Task requirements:
Copy exactly the lines from the one containing "What React, TypeScript" through the one containing "const data = ages.map((age, i)", both included, and nothing else.

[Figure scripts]

>>>

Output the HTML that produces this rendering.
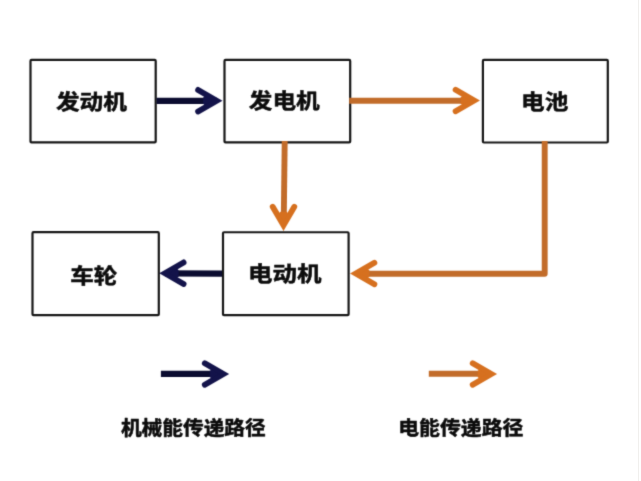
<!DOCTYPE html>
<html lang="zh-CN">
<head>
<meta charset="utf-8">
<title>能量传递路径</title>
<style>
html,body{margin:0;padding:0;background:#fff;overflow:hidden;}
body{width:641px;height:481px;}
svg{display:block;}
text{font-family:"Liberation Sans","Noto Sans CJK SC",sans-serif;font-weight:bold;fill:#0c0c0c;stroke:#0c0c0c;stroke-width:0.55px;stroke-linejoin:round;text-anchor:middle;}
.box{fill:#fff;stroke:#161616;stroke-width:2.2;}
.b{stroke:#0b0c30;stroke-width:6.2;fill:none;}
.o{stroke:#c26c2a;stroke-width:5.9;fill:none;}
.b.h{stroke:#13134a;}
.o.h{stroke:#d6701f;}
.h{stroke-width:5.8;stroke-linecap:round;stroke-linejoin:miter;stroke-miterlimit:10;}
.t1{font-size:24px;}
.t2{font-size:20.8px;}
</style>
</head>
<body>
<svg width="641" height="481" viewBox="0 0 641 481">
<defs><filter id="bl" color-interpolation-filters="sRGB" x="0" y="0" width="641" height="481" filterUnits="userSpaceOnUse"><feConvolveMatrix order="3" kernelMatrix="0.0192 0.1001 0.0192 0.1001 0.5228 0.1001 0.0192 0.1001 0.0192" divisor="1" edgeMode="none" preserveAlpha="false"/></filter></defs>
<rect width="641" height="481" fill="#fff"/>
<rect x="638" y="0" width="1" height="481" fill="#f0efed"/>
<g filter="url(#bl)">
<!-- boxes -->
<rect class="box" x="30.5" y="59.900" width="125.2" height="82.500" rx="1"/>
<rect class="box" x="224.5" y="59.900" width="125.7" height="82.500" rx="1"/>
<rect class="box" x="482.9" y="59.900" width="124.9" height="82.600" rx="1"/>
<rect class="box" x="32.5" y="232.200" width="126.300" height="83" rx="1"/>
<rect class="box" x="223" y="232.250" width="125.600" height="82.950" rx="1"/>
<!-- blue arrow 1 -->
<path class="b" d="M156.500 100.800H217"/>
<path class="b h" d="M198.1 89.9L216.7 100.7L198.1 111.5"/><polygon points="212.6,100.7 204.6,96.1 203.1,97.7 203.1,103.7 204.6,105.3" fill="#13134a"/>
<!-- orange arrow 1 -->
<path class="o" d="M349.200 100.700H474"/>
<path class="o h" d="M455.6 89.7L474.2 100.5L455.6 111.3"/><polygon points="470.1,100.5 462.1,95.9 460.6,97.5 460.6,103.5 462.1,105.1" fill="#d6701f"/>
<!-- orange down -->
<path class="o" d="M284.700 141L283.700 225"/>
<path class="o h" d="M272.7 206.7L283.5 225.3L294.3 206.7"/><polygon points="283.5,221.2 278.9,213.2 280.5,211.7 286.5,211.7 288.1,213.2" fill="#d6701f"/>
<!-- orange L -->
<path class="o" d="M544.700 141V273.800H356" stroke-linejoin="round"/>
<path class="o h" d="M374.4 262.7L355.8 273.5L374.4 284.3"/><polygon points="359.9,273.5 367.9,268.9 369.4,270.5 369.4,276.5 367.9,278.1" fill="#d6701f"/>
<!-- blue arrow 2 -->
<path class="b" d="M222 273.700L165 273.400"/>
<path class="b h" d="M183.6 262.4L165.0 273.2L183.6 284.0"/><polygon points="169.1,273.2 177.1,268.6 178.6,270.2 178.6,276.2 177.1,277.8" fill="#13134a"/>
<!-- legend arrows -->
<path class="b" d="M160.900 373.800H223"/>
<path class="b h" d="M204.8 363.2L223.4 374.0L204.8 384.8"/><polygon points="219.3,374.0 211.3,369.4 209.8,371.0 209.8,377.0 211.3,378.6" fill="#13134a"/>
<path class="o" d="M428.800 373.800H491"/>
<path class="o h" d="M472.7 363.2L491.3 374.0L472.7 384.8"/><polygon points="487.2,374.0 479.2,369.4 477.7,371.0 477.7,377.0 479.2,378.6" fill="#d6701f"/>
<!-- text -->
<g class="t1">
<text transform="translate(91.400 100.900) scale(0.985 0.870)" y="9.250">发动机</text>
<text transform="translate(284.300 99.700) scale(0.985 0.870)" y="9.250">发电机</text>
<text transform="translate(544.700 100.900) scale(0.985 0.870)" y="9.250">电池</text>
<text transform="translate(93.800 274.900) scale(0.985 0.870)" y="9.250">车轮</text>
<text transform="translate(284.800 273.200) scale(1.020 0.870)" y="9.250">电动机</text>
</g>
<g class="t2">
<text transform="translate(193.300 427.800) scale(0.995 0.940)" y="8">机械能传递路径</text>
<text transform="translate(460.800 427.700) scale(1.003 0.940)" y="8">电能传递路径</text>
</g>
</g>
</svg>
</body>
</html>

<<<
>>>

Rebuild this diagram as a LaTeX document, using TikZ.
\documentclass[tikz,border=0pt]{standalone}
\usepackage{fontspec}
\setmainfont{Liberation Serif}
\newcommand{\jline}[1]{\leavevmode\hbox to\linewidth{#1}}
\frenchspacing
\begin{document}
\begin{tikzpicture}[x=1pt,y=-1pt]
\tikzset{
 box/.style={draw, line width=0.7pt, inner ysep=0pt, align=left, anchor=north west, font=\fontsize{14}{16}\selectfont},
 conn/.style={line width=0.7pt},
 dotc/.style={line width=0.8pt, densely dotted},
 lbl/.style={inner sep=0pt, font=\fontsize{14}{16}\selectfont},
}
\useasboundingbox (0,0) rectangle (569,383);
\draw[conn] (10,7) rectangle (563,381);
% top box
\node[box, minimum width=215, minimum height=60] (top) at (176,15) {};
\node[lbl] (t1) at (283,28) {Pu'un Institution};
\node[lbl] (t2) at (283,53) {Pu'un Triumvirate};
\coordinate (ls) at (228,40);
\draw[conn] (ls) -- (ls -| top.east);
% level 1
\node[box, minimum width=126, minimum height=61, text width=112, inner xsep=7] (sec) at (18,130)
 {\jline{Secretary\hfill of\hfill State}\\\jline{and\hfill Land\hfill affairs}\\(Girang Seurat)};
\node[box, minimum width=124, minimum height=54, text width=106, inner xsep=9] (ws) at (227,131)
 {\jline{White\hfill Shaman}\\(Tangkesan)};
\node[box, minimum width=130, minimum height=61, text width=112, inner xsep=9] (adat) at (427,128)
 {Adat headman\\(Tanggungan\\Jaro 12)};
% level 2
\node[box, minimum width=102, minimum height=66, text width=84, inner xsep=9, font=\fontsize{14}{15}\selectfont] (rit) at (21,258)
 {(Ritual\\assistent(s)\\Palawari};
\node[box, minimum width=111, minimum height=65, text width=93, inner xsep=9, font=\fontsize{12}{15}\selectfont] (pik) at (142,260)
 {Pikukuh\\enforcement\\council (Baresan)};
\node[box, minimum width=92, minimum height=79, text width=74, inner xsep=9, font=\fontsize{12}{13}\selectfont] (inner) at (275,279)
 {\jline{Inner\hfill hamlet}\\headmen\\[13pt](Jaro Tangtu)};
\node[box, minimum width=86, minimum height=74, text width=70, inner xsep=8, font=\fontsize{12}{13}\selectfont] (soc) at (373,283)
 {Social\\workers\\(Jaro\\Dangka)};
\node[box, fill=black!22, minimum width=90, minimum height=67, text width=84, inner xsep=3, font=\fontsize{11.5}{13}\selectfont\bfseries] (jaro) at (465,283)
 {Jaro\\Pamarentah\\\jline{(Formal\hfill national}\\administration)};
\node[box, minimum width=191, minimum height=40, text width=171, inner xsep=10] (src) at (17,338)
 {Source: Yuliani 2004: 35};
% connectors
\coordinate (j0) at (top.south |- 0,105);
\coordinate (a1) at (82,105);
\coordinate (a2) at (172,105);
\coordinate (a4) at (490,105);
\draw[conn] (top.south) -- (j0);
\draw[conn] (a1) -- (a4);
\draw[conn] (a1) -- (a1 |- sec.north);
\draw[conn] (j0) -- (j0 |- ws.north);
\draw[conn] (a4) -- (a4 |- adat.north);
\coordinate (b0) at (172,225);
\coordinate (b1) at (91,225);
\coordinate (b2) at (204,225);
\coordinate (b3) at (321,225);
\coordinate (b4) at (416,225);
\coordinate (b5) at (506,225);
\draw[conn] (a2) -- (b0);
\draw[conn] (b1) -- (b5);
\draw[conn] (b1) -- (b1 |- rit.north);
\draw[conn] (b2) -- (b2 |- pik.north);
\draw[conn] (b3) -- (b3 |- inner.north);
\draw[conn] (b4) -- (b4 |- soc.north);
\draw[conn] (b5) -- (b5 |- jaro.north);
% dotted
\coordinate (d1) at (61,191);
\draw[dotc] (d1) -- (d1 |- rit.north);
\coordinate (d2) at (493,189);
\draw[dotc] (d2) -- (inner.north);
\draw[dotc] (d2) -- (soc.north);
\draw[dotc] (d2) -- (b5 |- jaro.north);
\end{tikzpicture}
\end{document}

<<<
>>>

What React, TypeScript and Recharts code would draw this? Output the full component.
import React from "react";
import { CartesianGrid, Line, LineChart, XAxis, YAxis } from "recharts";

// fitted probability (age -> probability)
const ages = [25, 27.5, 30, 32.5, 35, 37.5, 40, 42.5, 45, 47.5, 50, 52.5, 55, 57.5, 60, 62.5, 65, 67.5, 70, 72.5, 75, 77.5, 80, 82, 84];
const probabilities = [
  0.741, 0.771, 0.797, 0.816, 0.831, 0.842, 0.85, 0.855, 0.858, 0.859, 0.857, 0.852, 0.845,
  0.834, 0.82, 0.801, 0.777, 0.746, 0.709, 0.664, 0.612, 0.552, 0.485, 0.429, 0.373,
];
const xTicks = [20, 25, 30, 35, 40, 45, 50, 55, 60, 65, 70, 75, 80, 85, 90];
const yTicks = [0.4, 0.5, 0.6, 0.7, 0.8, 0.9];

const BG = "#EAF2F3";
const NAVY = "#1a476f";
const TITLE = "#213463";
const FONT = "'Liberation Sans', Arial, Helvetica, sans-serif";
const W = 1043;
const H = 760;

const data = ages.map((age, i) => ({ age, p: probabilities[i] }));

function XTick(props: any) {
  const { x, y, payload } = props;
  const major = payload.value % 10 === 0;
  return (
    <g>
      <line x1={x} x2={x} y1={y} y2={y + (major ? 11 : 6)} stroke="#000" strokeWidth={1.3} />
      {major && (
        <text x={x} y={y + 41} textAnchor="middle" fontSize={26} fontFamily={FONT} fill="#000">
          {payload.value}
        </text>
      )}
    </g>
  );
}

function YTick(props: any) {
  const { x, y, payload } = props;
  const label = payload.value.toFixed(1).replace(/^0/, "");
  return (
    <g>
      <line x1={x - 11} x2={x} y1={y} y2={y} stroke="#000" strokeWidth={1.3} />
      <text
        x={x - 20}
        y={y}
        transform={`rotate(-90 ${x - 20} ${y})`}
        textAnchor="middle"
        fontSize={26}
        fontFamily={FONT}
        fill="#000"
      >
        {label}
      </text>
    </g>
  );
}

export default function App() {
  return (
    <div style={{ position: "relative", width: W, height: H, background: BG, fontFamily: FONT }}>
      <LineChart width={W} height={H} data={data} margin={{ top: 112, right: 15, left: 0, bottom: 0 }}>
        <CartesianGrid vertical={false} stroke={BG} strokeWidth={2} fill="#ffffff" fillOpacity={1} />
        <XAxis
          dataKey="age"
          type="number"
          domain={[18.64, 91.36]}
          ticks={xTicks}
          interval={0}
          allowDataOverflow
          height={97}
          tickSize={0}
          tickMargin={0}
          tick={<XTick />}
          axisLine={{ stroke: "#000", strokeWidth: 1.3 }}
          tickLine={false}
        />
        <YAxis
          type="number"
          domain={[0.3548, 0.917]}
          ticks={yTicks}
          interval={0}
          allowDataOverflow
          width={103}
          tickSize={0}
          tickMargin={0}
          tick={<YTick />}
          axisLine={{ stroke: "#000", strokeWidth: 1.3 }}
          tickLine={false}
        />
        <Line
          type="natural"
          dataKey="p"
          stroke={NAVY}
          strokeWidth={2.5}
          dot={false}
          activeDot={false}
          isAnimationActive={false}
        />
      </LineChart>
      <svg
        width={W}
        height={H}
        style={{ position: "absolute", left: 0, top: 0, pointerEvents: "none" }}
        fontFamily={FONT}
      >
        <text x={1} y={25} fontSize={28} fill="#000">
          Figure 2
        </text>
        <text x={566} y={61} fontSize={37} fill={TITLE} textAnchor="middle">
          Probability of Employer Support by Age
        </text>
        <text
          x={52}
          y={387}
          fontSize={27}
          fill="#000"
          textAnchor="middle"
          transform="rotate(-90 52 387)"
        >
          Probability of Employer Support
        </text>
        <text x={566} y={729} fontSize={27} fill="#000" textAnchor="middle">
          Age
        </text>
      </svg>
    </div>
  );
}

<<<

Response:
What React, TypeScript and Recharts code would draw this? Output the full component.
import React from "react";
import { CartesianGrid, Line, LineChart, XAxis, YAxis } from "recharts";

// fitted probability (age -> probability)
const ages = [25, 27.5, 30, 32.5, 35, 37.5, 40, 42.5, 45, 47.5, 50, 52.5, 55, 57.5, 60, 62.5, 65, 67.5, 70, 72.5, 75, 77.5, 80, 82, 84];
const probabilities = [
  0.741, 0.771, 0.797, 0.816, 0.831, 0.842, 0.85, 0.855, 0.858, 0.859, 0.857, 0.852, 0.845,
  0.834, 0.82, 0.801, 0.777, 0.746, 0.709, 0.664, 0.612, 0.552, 0.485, 0.429, 0.373,
];
const xTicks = [20, 25, 30, 35, 40, 45, 50, 55, 60, 65, 70, 75, 80, 85, 90];
const yTicks = [0.4, 0.5, 0.6, 0.7, 0.8, 0.9];

const BG = "#EAF2F3";
const NAVY = "#1a476f";
const TITLE = "#213463";
const FONT = "'Liberation Sans', Arial, Helvetica, sans-serif";
const W = 1043;
const H = 760;

const data = ages.map((age, i) => ({ age, p: probabilities[i] }));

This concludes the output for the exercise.